Derrida's Structure, Sign and Play : Conclusion
Derrida concludes his seminal essay by suggesting that we must not feel at a loss regarding the absence or loss of a center. Unlike Rousseau who had become nostalgic and mournful, we must find joy and freedom in free-play and absence of an absolute presence.
Impact of Derrida's 'Structure, Sign and Play in the Discourse of the Human Sciences'
Structure, Sign and Play by Derrida has often attracted criticism from several philosophical schools. The essay remains one of the watershed works in the history of literary theory and criticism. This seminal work also marks the birth of poststructuralism, even though it gained prominence in the 1970s.
Key Ideas of Derrida's Structure Sign and Play
Following are some of the most significant ideas that Structure, Sign and Play deals with:
- Bricolage: Using tools that are already available to you, unconventionally.
- Center/Origin/Truth/Presence - A center is the stable, permanent and absolute source, the existence of which is relied upon and presumed by Western metaphysics and philosophy.
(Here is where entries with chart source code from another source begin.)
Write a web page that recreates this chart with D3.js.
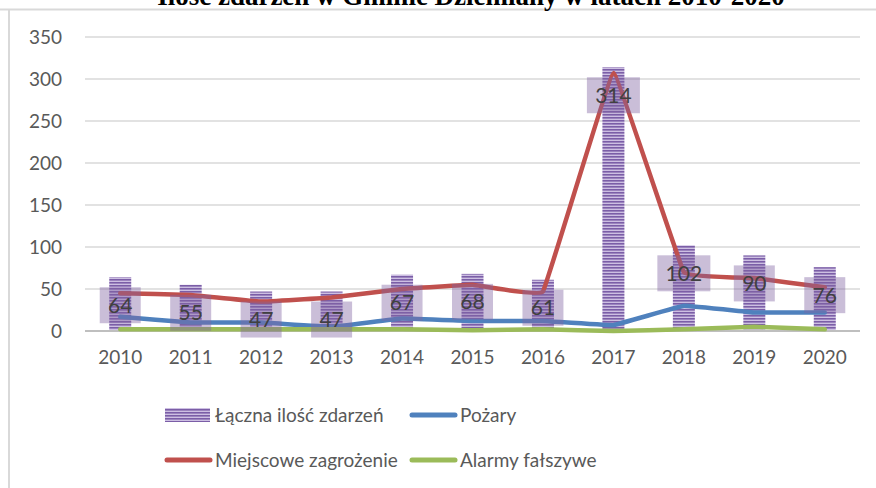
<!DOCTYPE html>
<html>
<head>
<meta charset="utf-8">
<script src="https://cdn.jsdelivr.net/npm/d3@7"></script>
<style>
  body { margin: 0; background: #fff; }
  svg { display: block; }
</style>
</head>
<body>
<div id="main"></div>
<script>
'use strict';

var width = 876;
var height = 488;

// data
var years = ['2010', '2011', '2012', '2013', '2014', '2015', '2016', '2017', '2018', '2019', '2020'];
var totals = [64, 55, 47, 47, 67, 68, 61, 314, 102, 90, 76];          // Łączna ilość zdarzeń
var fires = [17, 10, 10, 5, 15, 12, 12, 7, 30, 22, 22];                // Pożary
var localThreats = [45, 43, 35, 40, 50, 55, 47, 307, 70, 63, 52];      // Miejscowe zagrożenie
var falseAlarms = [2, 2, 2, 2, 2, 1, 2, 0, 2, 5, 2];                   // Alarmy fałszywe
var yTicks = [0, 50, 100, 150, 200, 250, 300, 350];

var title = 'Ilość zdarzeń w Gminie Dziemiany w latach 2010-2020';
var lineSeries = [
  { name: 'Pożary', values: fires, color: '#4f81bd' },
  { name: 'Miejscowe zagrożenie', values: localThreats, color: '#c0504d' },
  { name: 'Alarmy fałszywe', values: falseAlarms, color: '#9bbb59' }
];

var font = 'Lato, "Open Sans", sans-serif';
var textColor = '#595959';

var svg = d3.select('#main').append('svg')
  .attr('width', width).attr('height', height);

// hatched fill of the bars
var defs = svg.append('defs');
var pat = defs.append('pattern')
  .attr('id', 'hatch')
  .attr('patternUnits', 'userSpaceOnUse')
  .attr('width', 6).attr('height', 3);
pat.append('rect').attr('width', 6).attr('height', 3).attr('fill', '#cdbfe2');
pat.append('rect').attr('y', 0).attr('width', 6).attr('height', 1.6).attr('fill', '#7b5ea7');

// chart frame (top + left edges visible)
svg.append('line').attr('x1', 0).attr('x2', width).attr('y1', 9.5).attr('y2', 9.5)
  .attr('stroke', '#d9d9d9').attr('stroke-width', 2);
svg.append('line').attr('x1', 9).attr('x2', 9).attr('y1', 9).attr('y2', height)
  .attr('stroke', '#d9d9d9').attr('stroke-width', 2);

// title, cut off by the top edge as in the source
svg.append('text')
  .attr('x', 471).attr('y', 5)
  .attr('text-anchor', 'middle')
  .attr('font-family', '"Liberation Serif", "Times New Roman", serif')
  .attr('font-weight', 'bold')
  .attr('font-size', 27)
  .attr('fill', '#000')
  .text(title);

var plot = { left: 85, right: 860, top: 37, bottom: 331 };

var x = d3.scaleBand().domain(years).range([plot.left, plot.right]);
var y = d3.scaleLinear().domain([0, 350]).range([plot.bottom, plot.top]);
var cx = function(d, i) { return x(years[i]) + x.bandwidth() / 2; };

// gridlines
svg.append('g').selectAll('line')
  .data(yTicks.slice(1)).enter()
  .append('line')
  .attr('x1', plot.left).attr('x2', plot.right)
  .attr('y1', function(d) { return y(d); }).attr('y2', function(d) { return y(d); })
  .attr('stroke', '#d9d9d9').attr('stroke-width', 1.5);

// y axis labels
var yAxis = d3.axisLeft(y).tickValues(yTicks).tickSize(0).tickPadding(0);
var gy = svg.append('g').attr('transform', 'translate(62,0)').call(yAxis);
gy.select('.domain').remove();
gy.selectAll('text')
  .attr('font-family', font).attr('font-size', 19).attr('fill', textColor);

// bars
var barW = 22;
svg.append('g').selectAll('rect')
  .data(totals).enter()
  .append('rect')
  .attr('x', function(d, i) { return cx(d, i) - barW / 2; })
  .attr('y', function(d) { return y(d); })
  .attr('width', barW)
  .attr('height', function(d) { return y(0) - y(d); })
  .attr('fill', 'url(#hatch)');

// x axis line + labels
svg.append('line')
  .attr('x1', plot.left).attr('x2', plot.right)
  .attr('y1', y(0)).attr('y2', y(0))
  .attr('stroke', '#bfbfbf').attr('stroke-width', 2);
var xAxis = d3.axisBottom(x).tickSize(0).tickPadding(0);
var gx = svg.append('g').attr('transform', 'translate(0,' + (y(0) + 19) + ')').call(xAxis);
gx.select('.domain').remove();
gx.selectAll('text')
  .attr('font-family', font).attr('font-size', 19).attr('fill', textColor);

// lines (slightly smoothed, like the spreadsheet)
var line = d3.line()
  .x(function(d, i) { return cx(d, i); })
  .y(function(d) { return y(d); })
  .curve(d3.curveCardinal.tension(0.85));

svg.append('g').selectAll('path')
  .data(lineSeries).enter()
  .append('path')
  .attr('d', function(s) { return line(s.values); })
  .attr('fill', 'none')
  .attr('stroke', function(s) { return s.color; })
  .attr('stroke-width', 4.5)
  .attr('stroke-linecap', 'round')
  .attr('stroke-linejoin', 'round');

// data labels (inside end of bar)
var labels = svg.append('g').selectAll('g')
  .data(totals).enter()
  .append('g')
  .attr('transform', function(d, i) { return 'translate(' + cx(d, i) + ',' + (y(d) + 28) + ')'; });

labels.append('rect')
  .attr('x', function(d) { return -(String(d).length * 12 + 17) / 2; })
  .attr('y', -18)
  .attr('width', function(d) { return String(d).length * 12 + 17; })
  .attr('height', 36)
  .attr('fill', '#8064a2')
  .attr('fill-opacity', 0.42);

labels.append('text')
  .attr('text-anchor', 'middle')
  .attr('dy', '0.35em')
  .attr('font-family', font).attr('font-size', 21)
  .attr('fill', '#404040')
  .text(function(d) { return d; });

// legend
var legendItems = [
  { name: 'Łączna ilość zdarzeń', type: 'bar', x: 165, y: 415 },
  { name: 'Pożary', type: 'line', color: lineSeries[0].color, x: 410, y: 415 },
  { name: 'Miejscowe zagrożenie', type: 'line', color: lineSeries[1].color, x: 165, y: 460 },
  { name: 'Alarmy fałszywe', type: 'line', color: lineSeries[2].color, x: 410, y: 460 }
];

var leg = svg.append('g').selectAll('g')
  .data(legendItems).enter()
  .append('g')
  .attr('transform', function(d) { return 'translate(' + d.x + ',' + d.y + ')'; });

leg.filter(function(d) { return d.type === 'bar'; })
  .append('rect')
  .attr('x', 0).attr('y', -7).attr('width', 45).attr('height', 14)
  .attr('fill', 'url(#hatch)');

leg.filter(function(d) { return d.type === 'line'; })
  .append('line')
  .attr('x1', 2).attr('x2', 45).attr('y1', 0).attr('y2', 0)
  .attr('stroke', function(d) { return d.color; })
  .attr('stroke-width', 5)
  .attr('stroke-linecap', 'round');

leg.append('text')
  .attr('x', 50).attr('dy', '0.35em')
  .attr('font-family', font).attr('font-size', 19)
  .attr('fill', textColor)
  .text(function(d) { return d.name; });
</script>
</body>
</html>
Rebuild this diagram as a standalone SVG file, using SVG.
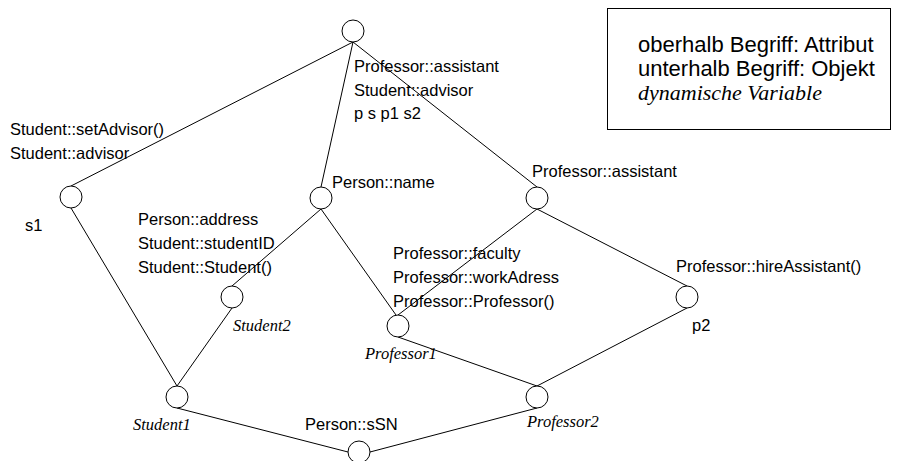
<svg xmlns="http://www.w3.org/2000/svg" width="905" height="461" viewBox="0 0 905 461">
<style>
.n{fill:#fff;stroke:#000;stroke-width:1}
.c line{stroke:#000;stroke-width:1}
.t{font-family:"Liberation Sans",Arial,sans-serif;font-size:16.5px;fill:#000}
.i{font-family:"Liberation Serif","Times New Roman",serif;font-style:italic;font-size:16.5px;fill:#000}
.b{font-family:"Liberation Sans",Arial,sans-serif;font-size:22px;fill:#000}
.bi{font-family:"Liberation Serif","Times New Roman",serif;font-style:italic;font-size:22px;fill:#000}
</style>
<rect width="905" height="461" fill="#fff"/>
<g id="connectors" class="c">
<line x1="353" y1="42" x2="71" y2="186"/>
<line x1="353" y1="42" x2="321" y2="187"/>
<line x1="353" y1="42" x2="537" y2="187"/>
<line x1="71" y1="208" x2="177" y2="386"/>
<line x1="321" y1="209" x2="232" y2="286"/>
<line x1="321" y1="209" x2="396" y2="315"/>
<line x1="537" y1="209" x2="398" y2="315"/>
<line x1="537" y1="209" x2="687" y2="286"/>
<line x1="232" y1="308" x2="177" y2="386"/>
<line x1="398" y1="337" x2="537" y2="386"/>
<line x1="687" y1="308" x2="537" y2="386"/>
<line x1="177" y1="408" x2="348" y2="452"/>
<line x1="370" y1="452" x2="537" y2="408"/>
</g>
<g id="legend">
<rect x="607.5" y="8.5" width="283" height="121" fill="#fff" stroke="#000" stroke-width="1"/>
<text class="b" x="638" y="52">oberhalb Begriff: Attribut</text>
<text class="b" x="638" y="76">unterhalb Begriff: Objekt</text>
<text class="bi" x="638" y="100">dynamische Variable</text>
</g>
<g id="top">
<circle class="n" cx="353" cy="31" r="11"/>
<text class="t" x="354" y="72">Professor::assistant</text>
<text class="t" x="354" y="95.5">Student::advisor</text>
<text class="t" x="354" y="119">p s p1 s2</text>
</g>
<g id="s1">
<circle class="n" cx="71" cy="197" r="11"/>
<text class="t" x="10" y="135">Student::setAdvisor()</text>
<text class="t" x="10" y="158.5">Student::advisor</text>
<text class="t" x="25" y="231">s1</text>
</g>
<g id="personName">
<circle class="n" cx="321" cy="198" r="11"/>
<text class="t" x="332" y="188">Person::name</text>
</g>
<g id="profAssistant">
<circle class="n" cx="537" cy="198" r="11"/>
<text class="t" x="532" y="177">Professor::assistant</text>
</g>
<g id="student2">
<circle class="n" cx="232" cy="297" r="11"/>
<text class="t" x="138" y="225">Person::address</text>
<text class="t" x="138" y="249">Student::studentID</text>
<text class="t" x="138" y="273">Student::Student()</text>
<text class="i" x="233" y="331">Student2</text>
</g>
<g id="professor1">
<circle class="n" cx="398" cy="326" r="11"/>
<text class="t" x="393" y="259">Professor::faculty</text>
<text class="t" x="393" y="283">Professor::workAdress</text>
<text class="t" x="393" y="307">Professor::Professor()</text>
<text class="i" x="365" y="359">Professor1</text>
</g>
<g id="p2">
<circle class="n" cx="687" cy="297" r="11"/>
<text class="t" x="676" y="272">Professor::hireAssistant()</text>
<text class="t" x="692" y="331">p2</text>
</g>
<g id="student1">
<circle class="n" cx="177" cy="397" r="11"/>
<text class="i" x="133" y="430">Student1</text>
</g>
<g id="professor2">
<circle class="n" cx="537" cy="397" r="11"/>
<text class="i" x="527" y="427">Professor2</text>
</g>
<g id="bottom">
<circle class="n" cx="359" cy="452" r="11"/>
<text class="t" x="305" y="430">Person::sSN</text>
</g>
</svg>
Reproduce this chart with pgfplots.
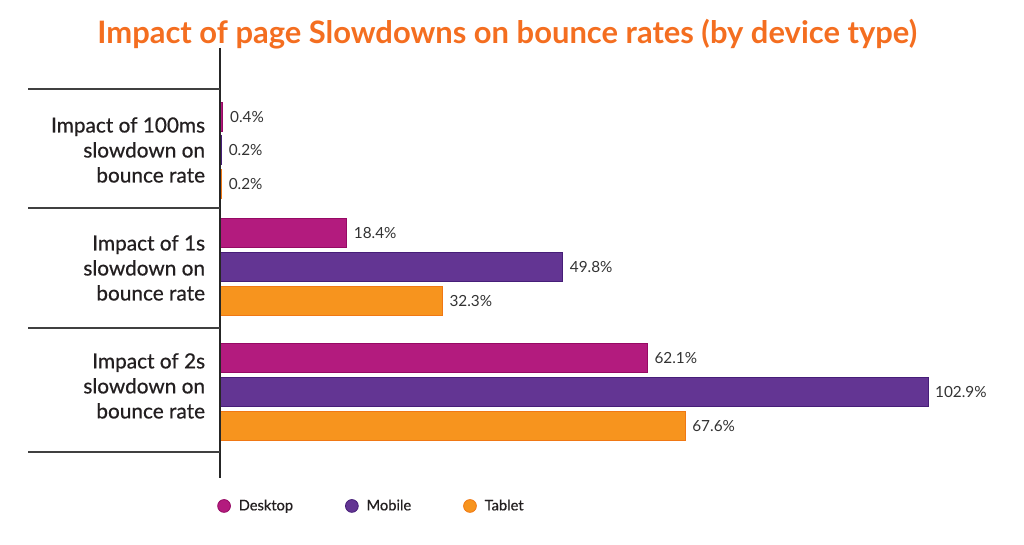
\documentclass[border=0pt]{standalone}
\usepackage{fontspec}
\setmainfont{Lato}
\newfontfamily\labfont[FakeBold=0.6]{Lato}
\usepackage{pgfplots}
\pgfplotsset{compat=1.18}
\definecolor{cDesk}{RGB}{179,27,126}
\definecolor{cDeskB}{RGB}{150,10,100}
\definecolor{cMob}{RGB}{99,53,147}
\definecolor{cMobB}{RGB}{70,30,120}
\definecolor{cTab}{RGB}{247,148,30}
\definecolor{cTabB}{RGB}{240,120,20}
\definecolor{cTitle}{RGB}{244,110,32}
\definecolor{cText}{RGB}{35,31,32}
\begin{document}
\begin{tikzpicture}
\path[use as bounding box] (0,0) rectangle (768pt,408pt);
\begin{axis}[
  at={(165pt,49.5pt)}, anchor=south west,
  scale only axis, width=593.25pt, height=322.5pt,
  xmin=0, xmax=115, ymin=-0.843, ymax=2.711,
  y dir=reverse,
  xbar, bar width=21.75pt, bar shift=0pt,
  axis line style={draw=none},
  xtick=\empty,
  ytick={0,0.975,1.95},
  yticklabels={{Impact of 100ms\\slowdown on\\bounce rate},{Impact of 1s\\slowdown on\\bounce rate},{Impact of 2s\\slowdown on\\bounce rate}},
  yticklabel style={align=right, font=\labfont\fontsize{15.6}{18.75}\selectfont, text=cText, inner sep=0pt, xshift=-11pt},
  major tick length=0pt,
  clip=false,
  nodes near coords={\pgfmathprintnumber[fixed,precision=1,fixed zerofill]{\pgfplotspointmeta}\%},
  nodes near coords style={font=\fontsize{11.5}{13}\selectfont, text=black!80, anchor=west, xshift=2pt},
  /pgf/number format/assume math mode=true,
  legend columns=3,
  legend image code/.code={\path[draw=none,fill=none] (0pt,0pt) -- (14pt,0pt); \draw[#1,line width=0.6pt] (5pt,0pt) circle (4.8pt);},
  legend style={draw=none, fill=none, inner sep=0pt, font=\labfont\fontsize{11}{12}\selectfont, text=cText,
    at={(axis description cs:-0.0038,-0.065)}, anchor=west,
    /tikz/every even column/.append style={column sep=37pt}},
]
\addplot[fill=cDesk, draw=cDeskB, line width=0.4pt] coordinates {(0.4,-0.273) (18.4,0.686) (62.1,1.719)};
\addlegendentry{Desktop}
\addplot[fill=cMob, draw=cMobB, line width=0.4pt] coordinates {(0.2,0) (49.8,0.967) (102.9,2.0)};
\addlegendentry{Mobile}
\addplot[fill=cTab, draw=cTabB, line width=0.4pt] coordinates {(0.2,0.281) (32.3,1.248) (67.6,2.281)};
\addlegendentry{Tablet}
\draw[line width=1.4pt, black!85] (axis cs:0,-0.843) -- (axis cs:0,2.711);
\pgfplotsinvokeforeach{-0.504,0.479,1.471,2.496}{
  \draw[line width=1pt, black!75] (axis cs:-27.9,#1) -- (axis cs:0,#1);
}
\node[font=\bfseries\fontsize{23.2}{26}\selectfont, text=cTitle] at (axis description cs:0.363,1.033) {Impact of page Slowdowns on bounce rates (by device type)};
\end{axis}
\end{tikzpicture}
\end{document}
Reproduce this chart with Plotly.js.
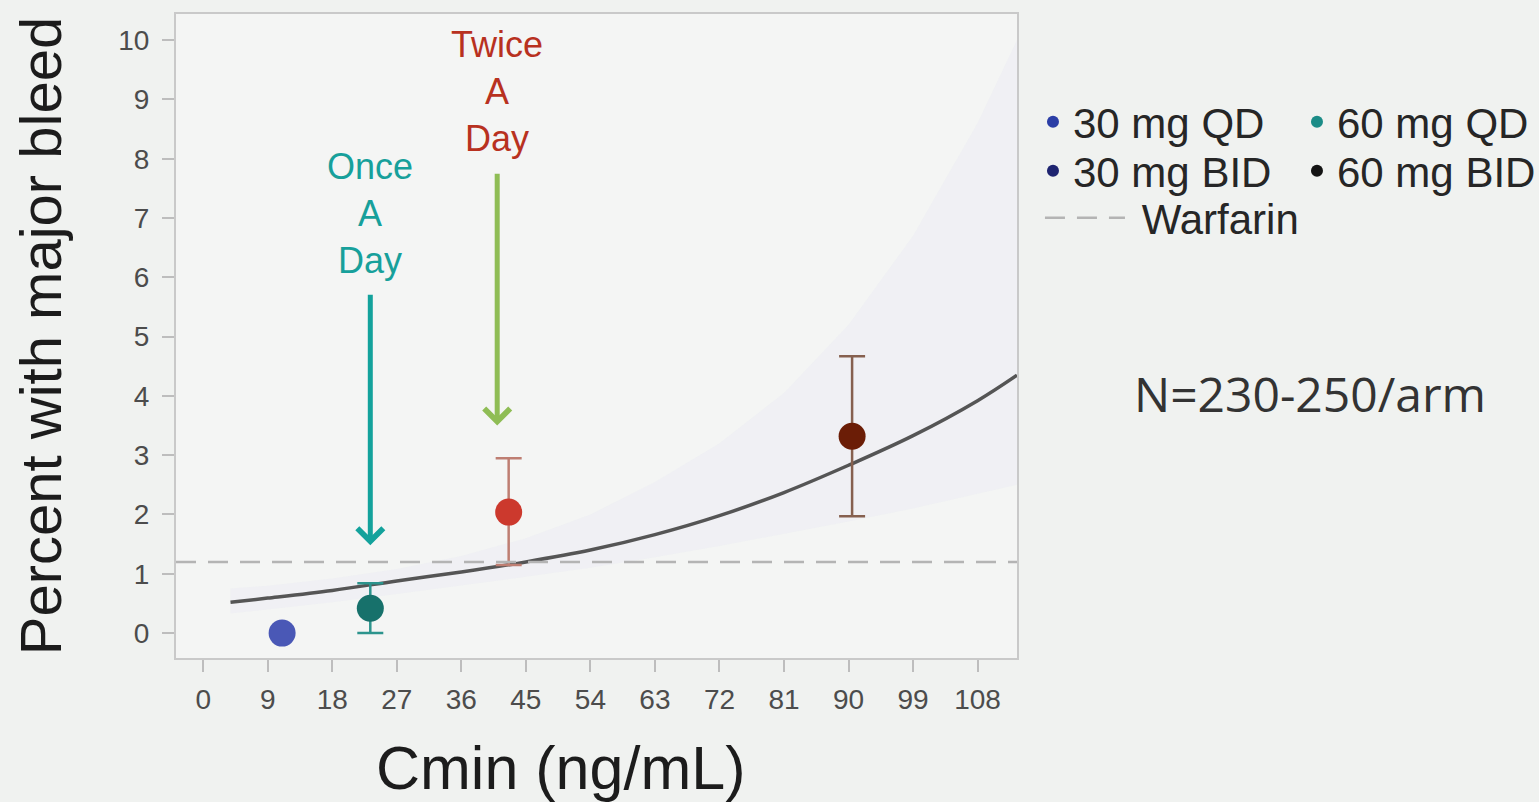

Derrida questions the very existence of a stable, reliable center.
- Deconstruction: Deconstruction is an interpretation where you first acknowledge the existence of a center, binary, and hierarchy within a text. It is then followed by highlighting the fault lines and gaps in the established hierarchy and then deconstructs and decenters it by briefly letting the marginalised elements take-over the center. The new center is as unstable as the conventional center. Hence, indicating at the complete absence of the presence of a center, giving way to free-play.
- Différance - Coined by Derrida, Différance simultaneously refers to both 'difference of meaning' and 'deferral of meaning'. Derrida says that because all the meaning arises from the difference between terms, we never arrive at an absolute meaning. The meaning is always being deferred or postponed.
- Epistēmē: This term is used by Derrida in 'Structure, Sign and Play' as well as by Michel Foucault. It is the dominant structure of knowledge in a particular era. The term is derived from ancient Greek and means knowledge and understanding.
- Play or Free-Play: Free-Play is when an absence of a presumed stable structure gives way to multiple possibilities and interpretations within a structure.
References
Barry, Peter. Beginning Theory : An Introduction to Literary and Cultural Theory. 1995. 4th ed., Manchester, Manchester University Press, 2017.
“Derrida, “Structure, Sign, and Play in the Discourse of the Human Sciences.”” Www.youtube.com, www.youtube.com/watch?v=dlZ8fFqcT8Q&ab_channel=DougEskew. Accessed 24 May 2023.
Derrida, Jacques . “Structure, Sign and Play in the Discourse of the Human Sciences.” The Structuralist Controversy- the Languages of Criticism and the Sciences of Man , edited by Richard Macksey and Eugenio Donato, The Johns Hopkins University Press, 1972, pp. 247–265. Accessed 24 May 2023
Powell, Jim, and Van Howell. Derrida for Beginners. Danbury, Ct, For Beginners Llc, 2007
Smith-Laing, Tim. Jacques Derrida’s Structure, Sign, and Play in the Discourse of Human Science. Taylor & Francis, 20 May 2018.